Ice chemistry in massive Young Stellar Objects: the role of metallicity

TL;DR

This study compares ice compositions in massive Young Stellar Objects across different metallicity environments, revealing how metallicity influences ice chemistry and the physical conditions of star-forming regions.

Contribution

It provides the first comparative analysis of water, CO, and CO2 ices in YSOs within the SMC, LMC, and Galaxy, highlighting metallicity's impact on ice abundances and environmental conditions.

Findings

CO and CO2 ices are enhanced in the LMC compared to the Galaxy.

CO ice is not detected in SMC YSOs.

Lower water column density in the LMC affects ice abundances.

Abstract

We present the comparison of the three most important ice constituents (water, CO and CO2) in the envelopes of massive Young Stellar Objects (YSOs), in environments of different metallicities: the Galaxy, the Large Magellanic Cloud (LMC) and, for the first time, the Small Magellanic Cloud (SMC).

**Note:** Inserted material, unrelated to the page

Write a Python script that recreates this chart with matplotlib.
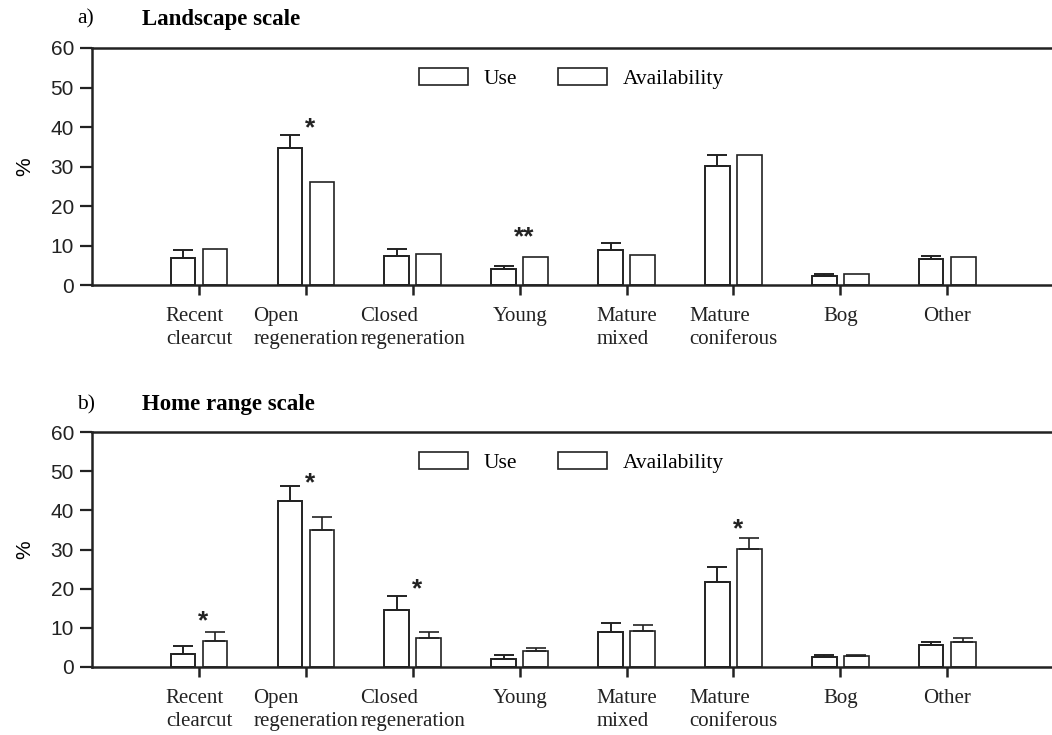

We present observations of water, CO and CO2 ice in 4 SMC and 3 LMC YSOs (obtained with Spitzer-IRS and VLT/ISAAC). While water and CO2 ice are detected in all Magellanic YSOs, CO ice is not detected in the SMC objects. Both CO and CO2 ice abundances are enhanced in the LMC when compared to high-luminosity Galactic YSOs. Based on the fact that both species appear to be enhanced in a consistent way, this effect is unlikely to be the result of enhanced CO2 production in hotter YSO envelopes as previously thought. Instead we propose that this results from a reduced water column density in the envelopes of LMC YSOs, a direct consequence of both the stronger UV radiation field and the reduced dust-to-gas ratio at lower metallicity. In the SMC the environmental conditions are harsher, and we observe a reduction in CO2 column density. Furthermore, the low gas-phase CO density and higher dust temperature in YSO envelopes in the SMC seem to inhibit CO freeze-out. The scenario we propose can be tested with further observations.